Sunday, February 10, 2019

Med univ appeals against HC order to revalue answer scripts

Direction Overlooks MCI Rules, Says Plea

Pushpa.Narayan@timesgroup.com

Chennai:10.02 2019

Stumped by court order directing the Villupuram Medical College dean to re-evaluate the answer script of a first year student who failed twice, Tamil Nadu Dr MGR Medical University has challenged the order saying its academic authority cannot be undermined.

The state university, which urged the division bench to stay the single judge order, has made a government medical college dean one of the respondents in the case. The appeal by registrar Parameswari Srijayanth said the judge had overlooked regulations of the university and Medical Council of India that don’t provide scope for revaluation. The university conducts examinations, evaluates and awards degrees to 22 state-run medical colleges and all other self-financing medical colleges in Tamil Nadu.

Of the three first year papers, the student, Priyanka Venkatesh, passed in one subject and failed two others. She appeared for the supplementary exam in November but failed to clear that too. In December, the 19-year-old moved the court seeking directions to re-evaluate her anatomy and biochemistry papers. In her petition Venkatesh said that incorrect evaluation led to her failure in the subjects.

She listed out the answers she had written for 11 questions in bio-chemistry and six questions in anatomy along with the prescribed answers from the text book.

Justice T Raja directed the Villupuram Medical College Hospital dean to appoint an expert faculty member in the subjects to evaluate the answers and submit a report to the court by February 5.
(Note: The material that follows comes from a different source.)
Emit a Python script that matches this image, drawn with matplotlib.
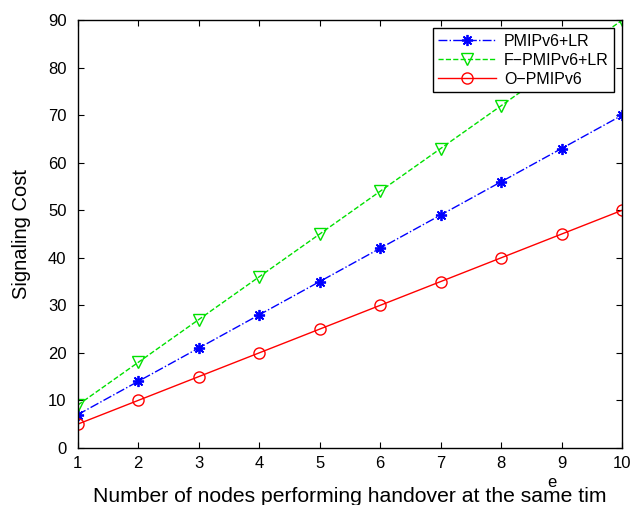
import matplotlib
matplotlib.use('Agg')
import matplotlib.pyplot as plt

plt.rcParams['font.family'] = ['Liberation Sans', 'DejaVu Sans']

nodes = [1, 2, 3, 4, 5, 6, 7, 8, 9, 10]
pmip_lr = [7, 14, 21, 28, 35, 42, 49, 56, 63, 70]
fpmip_lr = [9, 18, 27, 36, 45, 54, 63, 72, 81, 90]
opmip = [5, 10, 15, 20, 25, 30, 35, 40, 45, 50]

fig = plt.figure(figsize=(6.42, 5.05), dpi=100)
ax = fig.add_axes([0.121, 0.113, 0.848, 0.847])

ax.plot(nodes, pmip_lr, '-.', color='#0000ff', marker=(8, 2, 0), markersize=8,
        markeredgewidth=1.3, linewidth=1, label='PMIPv6+LR')
ax.plot(nodes, fpmip_lr, '--', color='#00e000', marker='v', markersize=9,
        markerfacecolor='none', linewidth=1, label='F\u2212PMIPv6+LR')
ax.plot(nodes, opmip, '-', color='#ff0000', marker='o', markersize=8,
        markerfacecolor='none', linewidth=1, label='O\u2212PMIPv6')

ax.set_xlim(1, 10)
ax.set_ylim(0, 90)
ax.set_xticks(nodes)
ax.set_yticks(range(0, 91, 10))
ax.tick_params(direction='in', labelsize=12, length=4, top=True, right=True)
ax.tick_params(axis='x', pad=6)
ax.tick_params(axis='y', pad=8)
for s in ax.spines.values():
    s.set_linewidth(1)

ax.set_ylabel('Signaling Cost', fontsize=14.5)
ax.yaxis.label.set_va('center')
ax.yaxis.set_label_coords(-0.104, 0.5)
ax.set_xlabel('Number of nodes performing handover at the same tim', fontsize=15.2)
ax.xaxis.label.set_va('baseline')
ax.xaxis.set_label_coords(0.5, -0.126)
fig.text(0.860, 0.044, 'e', fontsize=12, ha='center', va='center')

leg = ax.legend(loc='upper right', fontsize=11.5, fancybox=False, framealpha=1,
                edgecolor='black', borderaxespad=0.5, handlelength=3.6,
                labelspacing=0.25, borderpad=0.35, handletextpad=0.5)
leg.get_frame().set_linewidth(1)

fig.savefig('out.png', dpi=100)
On Friday, however, the university challenged the order stating it would dilute the regulations of the university and go against several court judgments. The university said it had a double evaluation system to check human errors. Answer scripts of students who fail the first evaluation will have the benefit of second evaluation. After the evaluation, the first mark or average, whichever is higher, will be taken as the final score. “The university has not issued any text books and the contention that the answers were based on the text book we issued is false,” the appeal said.